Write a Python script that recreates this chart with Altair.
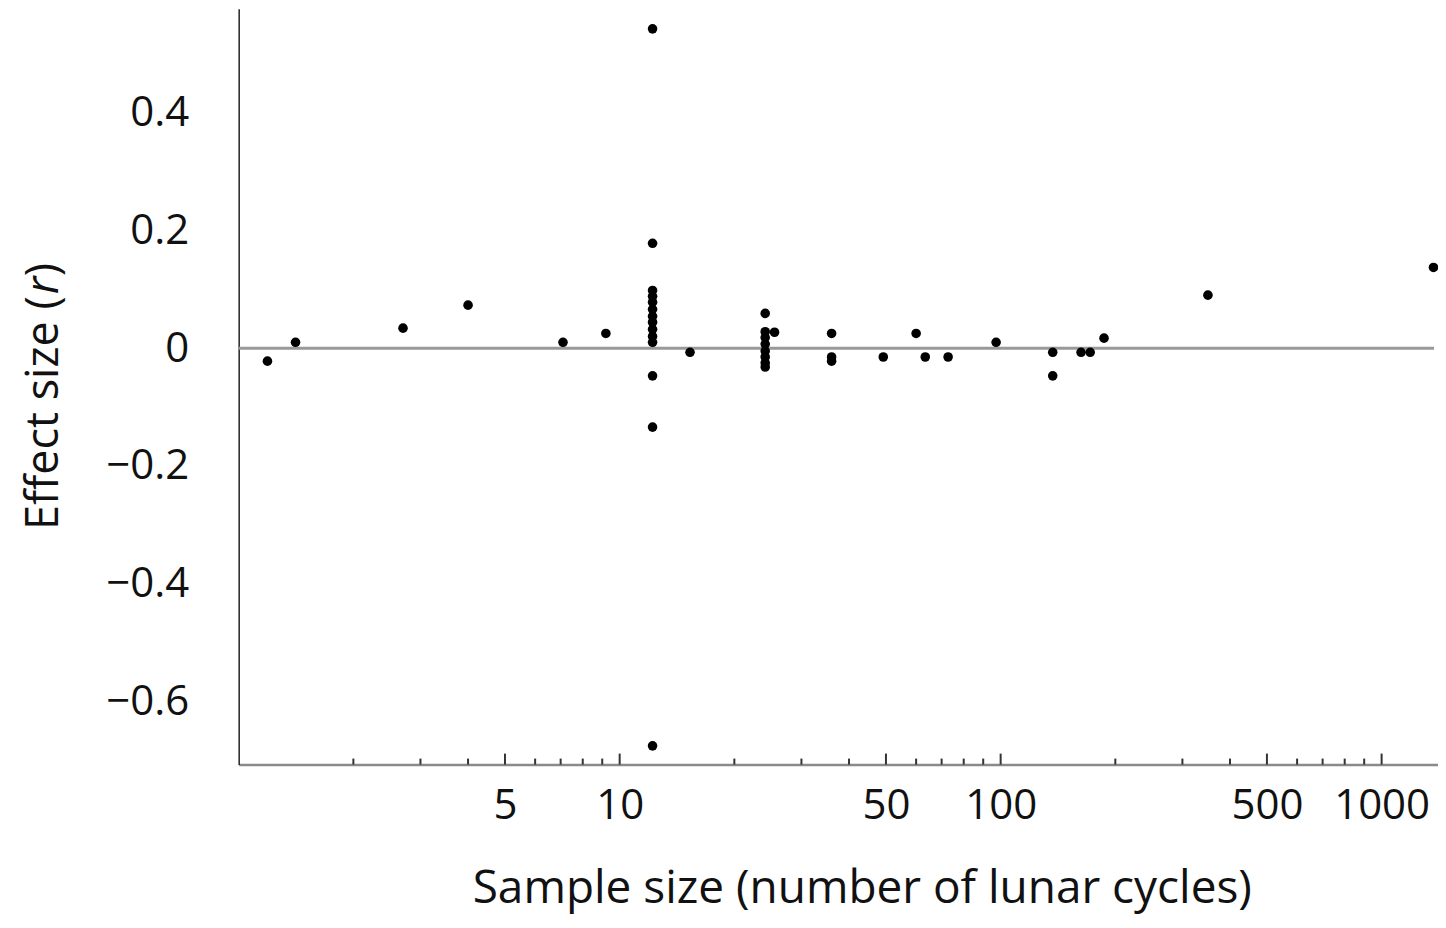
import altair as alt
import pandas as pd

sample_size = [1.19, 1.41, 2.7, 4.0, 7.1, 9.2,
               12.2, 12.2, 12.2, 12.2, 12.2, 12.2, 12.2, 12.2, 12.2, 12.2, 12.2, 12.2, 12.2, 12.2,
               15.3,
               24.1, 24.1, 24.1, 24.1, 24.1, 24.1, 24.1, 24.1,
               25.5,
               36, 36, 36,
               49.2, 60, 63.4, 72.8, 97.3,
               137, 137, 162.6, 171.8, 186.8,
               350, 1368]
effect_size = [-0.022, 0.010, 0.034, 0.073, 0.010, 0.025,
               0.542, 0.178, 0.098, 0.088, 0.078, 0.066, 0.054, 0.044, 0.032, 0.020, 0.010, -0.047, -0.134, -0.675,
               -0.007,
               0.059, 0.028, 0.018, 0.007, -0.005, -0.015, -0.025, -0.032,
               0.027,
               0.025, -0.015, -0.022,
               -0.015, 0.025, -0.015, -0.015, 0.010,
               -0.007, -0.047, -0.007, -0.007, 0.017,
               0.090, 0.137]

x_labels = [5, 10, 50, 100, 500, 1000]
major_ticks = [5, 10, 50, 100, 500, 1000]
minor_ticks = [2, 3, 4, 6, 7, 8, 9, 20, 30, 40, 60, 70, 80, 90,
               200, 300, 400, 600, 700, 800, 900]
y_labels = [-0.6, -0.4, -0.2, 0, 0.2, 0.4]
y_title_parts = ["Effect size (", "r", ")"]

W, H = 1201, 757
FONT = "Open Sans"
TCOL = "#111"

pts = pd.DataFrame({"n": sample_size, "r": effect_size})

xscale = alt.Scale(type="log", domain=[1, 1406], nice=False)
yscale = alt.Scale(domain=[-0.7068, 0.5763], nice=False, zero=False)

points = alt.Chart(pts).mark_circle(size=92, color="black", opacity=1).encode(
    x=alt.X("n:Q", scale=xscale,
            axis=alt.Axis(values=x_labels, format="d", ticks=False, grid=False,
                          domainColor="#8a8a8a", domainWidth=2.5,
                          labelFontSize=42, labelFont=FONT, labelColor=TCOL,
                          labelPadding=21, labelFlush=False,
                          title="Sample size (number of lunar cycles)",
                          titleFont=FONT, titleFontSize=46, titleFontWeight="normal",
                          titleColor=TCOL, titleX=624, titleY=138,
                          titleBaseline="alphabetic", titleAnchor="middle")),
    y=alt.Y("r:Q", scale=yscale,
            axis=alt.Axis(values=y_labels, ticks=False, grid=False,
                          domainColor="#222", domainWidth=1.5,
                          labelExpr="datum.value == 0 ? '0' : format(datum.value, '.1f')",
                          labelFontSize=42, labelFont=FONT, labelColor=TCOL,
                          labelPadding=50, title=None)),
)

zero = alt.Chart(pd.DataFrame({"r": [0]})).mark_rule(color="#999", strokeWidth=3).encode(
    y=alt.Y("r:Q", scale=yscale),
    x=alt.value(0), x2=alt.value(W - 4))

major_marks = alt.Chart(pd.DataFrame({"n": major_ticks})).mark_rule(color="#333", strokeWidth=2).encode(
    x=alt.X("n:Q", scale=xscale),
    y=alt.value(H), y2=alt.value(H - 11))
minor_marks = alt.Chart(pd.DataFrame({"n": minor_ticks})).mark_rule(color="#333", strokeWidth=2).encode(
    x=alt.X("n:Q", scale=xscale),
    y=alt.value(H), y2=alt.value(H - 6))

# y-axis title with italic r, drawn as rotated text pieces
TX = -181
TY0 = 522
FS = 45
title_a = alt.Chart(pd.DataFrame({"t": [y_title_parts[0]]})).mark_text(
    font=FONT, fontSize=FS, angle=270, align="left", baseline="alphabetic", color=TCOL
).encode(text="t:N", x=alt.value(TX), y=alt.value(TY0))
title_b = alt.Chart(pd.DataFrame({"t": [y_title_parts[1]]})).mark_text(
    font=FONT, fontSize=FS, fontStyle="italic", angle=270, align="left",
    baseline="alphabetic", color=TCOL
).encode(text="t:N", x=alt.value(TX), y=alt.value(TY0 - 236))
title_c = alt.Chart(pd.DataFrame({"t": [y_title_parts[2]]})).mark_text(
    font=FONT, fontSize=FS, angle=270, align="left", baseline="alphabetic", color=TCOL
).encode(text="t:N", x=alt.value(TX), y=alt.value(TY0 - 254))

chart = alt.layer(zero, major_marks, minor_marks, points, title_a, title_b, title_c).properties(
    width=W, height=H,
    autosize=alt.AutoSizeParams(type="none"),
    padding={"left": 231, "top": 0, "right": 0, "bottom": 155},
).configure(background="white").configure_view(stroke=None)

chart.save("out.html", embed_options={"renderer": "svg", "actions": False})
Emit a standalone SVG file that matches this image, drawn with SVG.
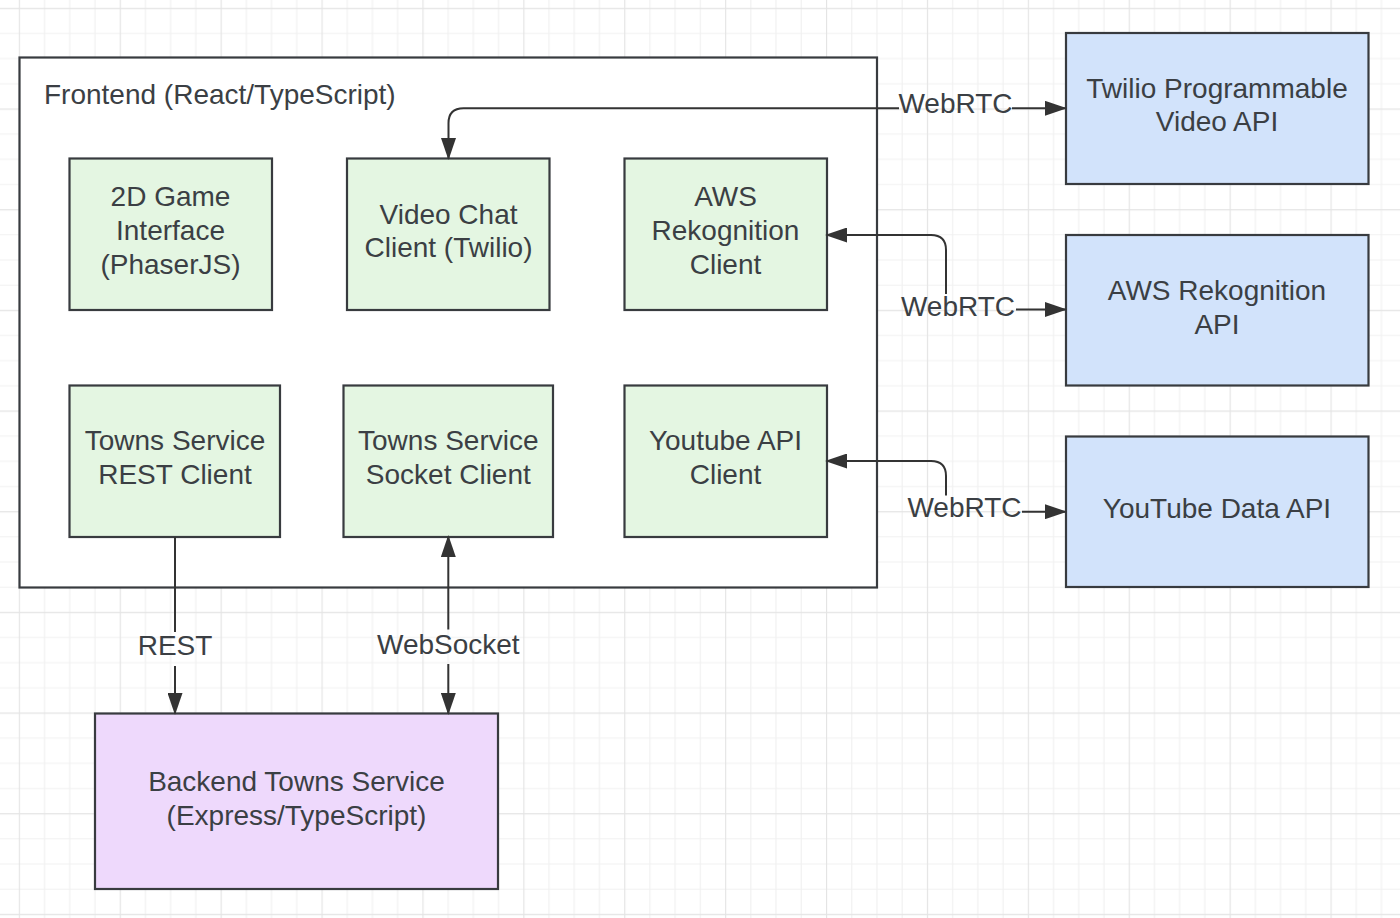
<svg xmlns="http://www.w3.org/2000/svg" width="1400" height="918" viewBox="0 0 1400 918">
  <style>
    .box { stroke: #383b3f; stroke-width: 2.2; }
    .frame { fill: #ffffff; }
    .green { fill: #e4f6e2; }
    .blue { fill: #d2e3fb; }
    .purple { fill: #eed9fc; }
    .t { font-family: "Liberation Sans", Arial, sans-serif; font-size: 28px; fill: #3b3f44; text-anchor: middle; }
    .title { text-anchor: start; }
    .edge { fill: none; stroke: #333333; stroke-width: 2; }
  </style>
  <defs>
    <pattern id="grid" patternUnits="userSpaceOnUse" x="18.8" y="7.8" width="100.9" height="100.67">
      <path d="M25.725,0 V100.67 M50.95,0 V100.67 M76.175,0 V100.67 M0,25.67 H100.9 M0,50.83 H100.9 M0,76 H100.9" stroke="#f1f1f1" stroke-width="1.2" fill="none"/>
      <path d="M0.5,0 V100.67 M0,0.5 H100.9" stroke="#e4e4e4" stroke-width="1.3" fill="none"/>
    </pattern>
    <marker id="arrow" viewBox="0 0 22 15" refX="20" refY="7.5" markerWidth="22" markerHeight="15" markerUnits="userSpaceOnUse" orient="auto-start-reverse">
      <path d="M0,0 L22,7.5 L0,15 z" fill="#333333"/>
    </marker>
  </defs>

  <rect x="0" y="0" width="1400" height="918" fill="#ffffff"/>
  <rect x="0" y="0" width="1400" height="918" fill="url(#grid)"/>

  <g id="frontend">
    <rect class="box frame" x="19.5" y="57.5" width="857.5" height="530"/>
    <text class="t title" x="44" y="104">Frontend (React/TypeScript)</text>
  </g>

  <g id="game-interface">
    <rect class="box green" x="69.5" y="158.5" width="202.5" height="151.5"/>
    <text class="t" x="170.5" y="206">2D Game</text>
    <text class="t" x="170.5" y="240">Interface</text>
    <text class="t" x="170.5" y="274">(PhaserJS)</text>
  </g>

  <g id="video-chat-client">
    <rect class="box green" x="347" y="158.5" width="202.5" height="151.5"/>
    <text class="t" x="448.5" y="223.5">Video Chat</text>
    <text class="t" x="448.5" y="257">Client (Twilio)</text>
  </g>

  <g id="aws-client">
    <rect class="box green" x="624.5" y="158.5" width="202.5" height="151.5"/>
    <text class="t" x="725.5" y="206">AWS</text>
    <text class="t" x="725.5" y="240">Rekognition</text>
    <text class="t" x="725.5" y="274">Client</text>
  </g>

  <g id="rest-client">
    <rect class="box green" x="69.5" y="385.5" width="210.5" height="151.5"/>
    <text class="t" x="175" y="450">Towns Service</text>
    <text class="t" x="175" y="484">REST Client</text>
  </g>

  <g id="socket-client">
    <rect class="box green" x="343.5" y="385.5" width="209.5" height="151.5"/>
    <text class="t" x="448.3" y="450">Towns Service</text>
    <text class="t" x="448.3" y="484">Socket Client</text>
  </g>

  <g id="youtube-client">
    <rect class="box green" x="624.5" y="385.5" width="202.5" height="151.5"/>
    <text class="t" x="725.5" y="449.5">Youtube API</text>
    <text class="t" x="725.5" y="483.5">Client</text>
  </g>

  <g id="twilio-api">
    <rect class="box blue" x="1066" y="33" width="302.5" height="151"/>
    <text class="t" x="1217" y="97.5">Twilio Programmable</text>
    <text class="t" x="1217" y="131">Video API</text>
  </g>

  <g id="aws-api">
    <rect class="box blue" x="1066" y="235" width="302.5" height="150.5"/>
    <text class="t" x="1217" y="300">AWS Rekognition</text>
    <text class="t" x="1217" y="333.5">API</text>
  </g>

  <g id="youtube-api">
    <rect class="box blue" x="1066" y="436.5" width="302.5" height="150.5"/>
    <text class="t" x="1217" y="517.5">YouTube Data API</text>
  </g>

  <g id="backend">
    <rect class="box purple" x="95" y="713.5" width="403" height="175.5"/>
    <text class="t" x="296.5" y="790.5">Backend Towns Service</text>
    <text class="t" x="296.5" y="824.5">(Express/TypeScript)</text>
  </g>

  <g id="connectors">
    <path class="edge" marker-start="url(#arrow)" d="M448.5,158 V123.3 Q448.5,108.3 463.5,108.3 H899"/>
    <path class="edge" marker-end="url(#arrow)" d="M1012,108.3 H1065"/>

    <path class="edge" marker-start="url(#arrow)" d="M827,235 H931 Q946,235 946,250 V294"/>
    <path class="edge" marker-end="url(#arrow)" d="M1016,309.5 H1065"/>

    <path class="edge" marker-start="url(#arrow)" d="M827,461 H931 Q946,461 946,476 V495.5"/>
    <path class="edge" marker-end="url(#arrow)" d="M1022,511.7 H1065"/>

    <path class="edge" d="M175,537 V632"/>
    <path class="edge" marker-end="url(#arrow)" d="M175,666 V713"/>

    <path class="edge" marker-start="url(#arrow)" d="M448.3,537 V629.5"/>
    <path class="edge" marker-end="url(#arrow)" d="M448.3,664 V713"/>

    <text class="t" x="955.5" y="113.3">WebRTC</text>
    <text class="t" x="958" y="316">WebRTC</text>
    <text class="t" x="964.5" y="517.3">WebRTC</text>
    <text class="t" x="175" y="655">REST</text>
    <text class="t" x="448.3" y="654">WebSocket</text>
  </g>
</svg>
◆ ◆ ◆
--- Work instructions ---
Return exactly what appears from the opening line of the material through the line with "import pandas as pd", apart from the pictures.

--- Exercise answer ---
Write a Python script that recreates this chart with Altair.
import altair as alt
import pandas as pd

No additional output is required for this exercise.